[Problem]
Reproduce each line of the material exactly, minus any picture.

------------------------------------

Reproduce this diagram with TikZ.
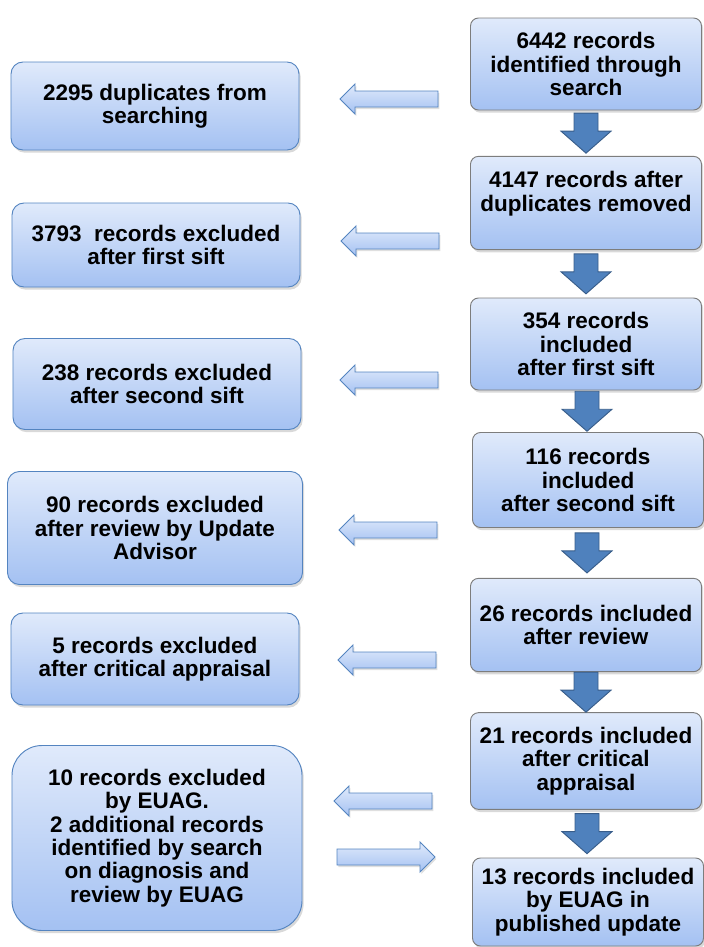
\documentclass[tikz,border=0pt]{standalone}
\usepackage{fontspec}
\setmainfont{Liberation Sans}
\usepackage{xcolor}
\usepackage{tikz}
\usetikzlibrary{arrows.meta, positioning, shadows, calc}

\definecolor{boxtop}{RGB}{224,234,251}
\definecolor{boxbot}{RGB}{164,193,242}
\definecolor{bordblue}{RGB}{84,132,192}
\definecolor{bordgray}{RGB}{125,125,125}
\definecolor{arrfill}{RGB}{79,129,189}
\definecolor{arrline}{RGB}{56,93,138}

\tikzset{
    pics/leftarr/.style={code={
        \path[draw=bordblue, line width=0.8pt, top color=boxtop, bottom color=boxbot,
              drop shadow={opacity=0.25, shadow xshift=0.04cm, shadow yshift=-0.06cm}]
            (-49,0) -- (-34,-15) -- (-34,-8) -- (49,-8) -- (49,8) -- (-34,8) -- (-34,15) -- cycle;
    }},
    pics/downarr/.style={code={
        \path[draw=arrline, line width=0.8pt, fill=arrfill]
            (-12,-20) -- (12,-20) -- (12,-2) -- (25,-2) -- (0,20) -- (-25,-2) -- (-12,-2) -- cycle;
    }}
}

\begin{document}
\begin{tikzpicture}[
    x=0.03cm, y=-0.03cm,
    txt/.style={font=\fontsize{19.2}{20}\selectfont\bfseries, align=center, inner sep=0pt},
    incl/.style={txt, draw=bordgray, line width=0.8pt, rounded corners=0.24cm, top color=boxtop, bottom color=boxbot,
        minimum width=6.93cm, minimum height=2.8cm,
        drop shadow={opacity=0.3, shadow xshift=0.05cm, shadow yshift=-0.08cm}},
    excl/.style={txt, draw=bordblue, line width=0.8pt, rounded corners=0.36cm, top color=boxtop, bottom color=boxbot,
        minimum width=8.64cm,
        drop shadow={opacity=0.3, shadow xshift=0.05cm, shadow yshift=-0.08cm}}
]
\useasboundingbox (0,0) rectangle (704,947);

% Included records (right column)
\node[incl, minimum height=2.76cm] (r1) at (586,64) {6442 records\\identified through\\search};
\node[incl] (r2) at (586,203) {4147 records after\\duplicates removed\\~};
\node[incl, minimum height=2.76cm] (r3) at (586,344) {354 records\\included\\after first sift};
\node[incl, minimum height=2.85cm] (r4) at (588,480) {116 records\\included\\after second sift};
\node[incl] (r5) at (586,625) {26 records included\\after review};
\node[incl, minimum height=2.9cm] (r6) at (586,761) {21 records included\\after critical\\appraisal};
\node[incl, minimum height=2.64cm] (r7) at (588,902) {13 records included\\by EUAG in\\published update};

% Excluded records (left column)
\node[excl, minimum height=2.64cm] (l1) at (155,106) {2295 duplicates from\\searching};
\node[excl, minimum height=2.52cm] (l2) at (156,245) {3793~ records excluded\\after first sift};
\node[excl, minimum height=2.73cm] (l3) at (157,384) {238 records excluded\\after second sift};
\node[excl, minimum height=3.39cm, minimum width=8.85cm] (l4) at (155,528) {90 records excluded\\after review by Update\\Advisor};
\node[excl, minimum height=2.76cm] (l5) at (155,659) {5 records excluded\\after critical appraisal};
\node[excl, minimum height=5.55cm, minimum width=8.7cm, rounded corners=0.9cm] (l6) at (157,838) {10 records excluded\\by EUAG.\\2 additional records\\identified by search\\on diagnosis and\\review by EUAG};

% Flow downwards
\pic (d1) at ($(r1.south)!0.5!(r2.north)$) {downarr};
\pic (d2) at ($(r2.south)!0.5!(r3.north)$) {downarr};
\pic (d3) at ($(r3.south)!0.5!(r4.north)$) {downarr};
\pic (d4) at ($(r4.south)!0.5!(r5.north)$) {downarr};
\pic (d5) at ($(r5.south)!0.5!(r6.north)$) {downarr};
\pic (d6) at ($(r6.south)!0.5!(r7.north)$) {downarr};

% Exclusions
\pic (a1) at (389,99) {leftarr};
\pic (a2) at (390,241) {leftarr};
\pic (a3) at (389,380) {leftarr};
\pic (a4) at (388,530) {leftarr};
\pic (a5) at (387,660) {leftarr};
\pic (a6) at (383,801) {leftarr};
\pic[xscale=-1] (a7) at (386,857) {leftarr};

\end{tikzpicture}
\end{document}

------------------------------------

[Completed exercise]
Reproduce this diagram with TikZ.
\documentclass[tikz,border=0pt]{standalone}
\usepackage{fontspec}
\setmainfont{Liberation Sans}
\usepackage{xcolor}
\usepackage{tikz}
\usetikzlibrary{arrows.meta, positioning, shadows, calc}

\definecolor{boxtop}{RGB}{224,234,251}
\definecolor{boxbot}{RGB}{164,193,242}
\definecolor{bordblue}{RGB}{84,132,192}
\definecolor{bordgray}{RGB}{125,125,125}
\definecolor{arrfill}{RGB}{79,129,189}
\definecolor{arrline}{RGB}{56,93,138}

\tikzset{
    pics/leftarr/.style={code={
        \path[draw=bordblue, line width=0.8pt, top color=boxtop, bottom color=boxbot,
              drop shadow={opacity=0.25, shadow xshift=0.04cm, shadow yshift=-0.06cm}]
            (-49,0) -- (-34,-15) -- (-34,-8) -- (49,-8) -- (49,8) -- (-34,8) -- (-34,15) -- cycle;
    }},
    pics/downarr/.style={code={
        \path[draw=arrline, line width=0.8pt, fill=arrfill]
            (-12,-20) -- (12,-20) -- (12,-2) -- (25,-2) -- (0,20) -- (-25,-2) -- (-12,-2) -- cycle;
    }}
}

\begin{document}
\begin{tikzpicture}[
    x=0.03cm, y=-0.03cm,
    txt/.style={font=\fontsize{19.2}{20}\selectfont\bfseries, align=center, inner sep=0pt},
    incl/.style={txt, draw=bordgray, line width=0.8pt, rounded corners=0.24cm, top color=boxtop, bottom color=boxbot,
        minimum width=6.93cm, minimum height=2.8cm,
        drop shadow={opacity=0.3, shadow xshift=0.05cm, shadow yshift=-0.08cm}},
    excl/.style={txt, draw=bordblue, line width=0.8pt, rounded corners=0.36cm, top color=boxtop, bottom color=boxbot,
        minimum width=8.64cm,
        drop shadow={opacity=0.3, shadow xshift=0.05cm, shadow yshift=-0.08cm}}
]
\useasboundingbox (0,0) rectangle (704,947);

% Included records (right column)
\node[incl, minimum height=2.76cm] (r1) at (586,64) {6442 records\\identified through\\search};
\node[incl] (r2) at (586,203) {4147 records after\\duplicates removed\\~};
\node[incl, minimum height=2.76cm] (r3) at (586,344) {354 records\\included\\after first sift};
\node[incl, minimum height=2.85cm] (r4) at (588,480) {116 records\\included\\after second sift};
\node[incl] (r5) at (586,625) {26 records included\\after review};
\node[incl, minimum height=2.9cm] (r6) at (586,761) {21 records included\\after critical\\appraisal};
\node[incl, minimum height=2.64cm] (r7) at (588,902) {13 records included\\by EUAG in\\published update};

% Excluded records (left column)
\node[excl, minimum height=2.64cm] (l1) at (155,106) {2295 duplicates from\\searching};
\node[excl, minimum height=2.52cm] (l2) at (156,245) {3793~ records excluded\\after first sift};
\node[excl, minimum height=2.73cm] (l3) at (157,384) {238 records excluded\\after second sift};
\node[excl, minimum height=3.39cm, minimum width=8.85cm] (l4) at (155,528) {90 records excluded\\after review by Update\\Advisor};
\node[excl, minimum height=2.76cm] (l5) at (155,659) {5 records excluded\\after critical appraisal};
\node[excl, minimum height=5.55cm, minimum width=8.7cm, rounded corners=0.9cm] (l6) at (157,838) {10 records excluded\\by EUAG.\\2 additional records\\identified by search\\on diagnosis and\\review by EUAG};

% Flow downwards
\pic (d1) at ($(r1.south)!0.5!(r2.north)$) {downarr};
\pic (d2) at ($(r2.south)!0.5!(r3.north)$) {downarr};
\pic (d3) at ($(r3.south)!0.5!(r4.north)$) {downarr};
\pic (d4) at ($(r4.south)!0.5!(r5.north)$) {downarr};
\pic (d5) at ($(r5.south)!0.5!(r6.north)$) {downarr};
\pic (d6) at ($(r6.south)!0.5!(r7.north)$) {downarr};

% Exclusions
\pic (a1) at (389,99) {leftarr};
\pic (a2) at (390,241) {leftarr};
\pic (a3) at (389,380) {leftarr};
\pic (a4) at (388,530) {leftarr};
\pic (a5) at (387,660) {leftarr};
\pic (a6) at (383,801) {leftarr};
\pic[xscale=-1] (a7) at (386,857) {leftarr};

\end{tikzpicture}
\end{document}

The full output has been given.